Goldman-Kirst then uploads all the answers to a Google spreadsheet to see what each student is thinking about in class. If the responses are split between 50 percent positive for the lesson and 50 percent negative, Goldman-Kirst won’t change anything in his lesson. If the feedback is mostly negativity or students say they are confused, he will try to change the lesson or his teaching to help his students the best he can.

For 10th grade Humanities teacher Rachel Evans, feedback from students gives her time for reflection.

“I have never ignored any feedback given by a student,” Evans said. “Instead, when I received feedback I don’t like, it’s the kind of feedback I would think about the most because I think that’s where I need to find the truth on what’s being said … and would help me grow as a teacher.”

Once the teacher is able to find the true meaning in a student’s feedback, they are able to change the way a lesson is taught so that student will more easily understand the first time around.

Sibleigh Julander
AP Chemistry and Freshman Physical Science teacher Steve Pratt helps freshman Nate Wright search for a useful Lego piece to complete a robot on March 13.

Sometimes the comments a student provides aren’t positive or negative … just weird.

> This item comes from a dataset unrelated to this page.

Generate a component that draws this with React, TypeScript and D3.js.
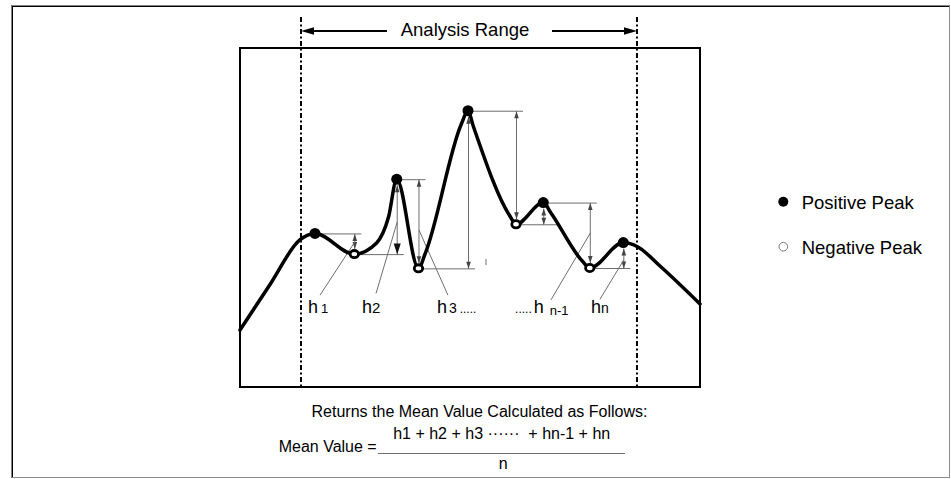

Science teacher Steve Pratt said his craziest feedback came from a student during his first year of teaching at Cleveland.

“You know Mr. Pratt, I thought you were going to be another white teacher that we would just run over this school year,” the note read. “Until one day you’ve become a little meaner and we actually learn something, that’s cool!”

Aside from that one student, Pratt said most of the feedback he receives is at the end of projects, but he does take a survey at the end of the school year asking how he did and what he could improve upon.

“I take in the feedback and consider what the students’ perspective is and not take it personally,” Pratt said. “Because every students’ feedback helps me grow as a teacher.”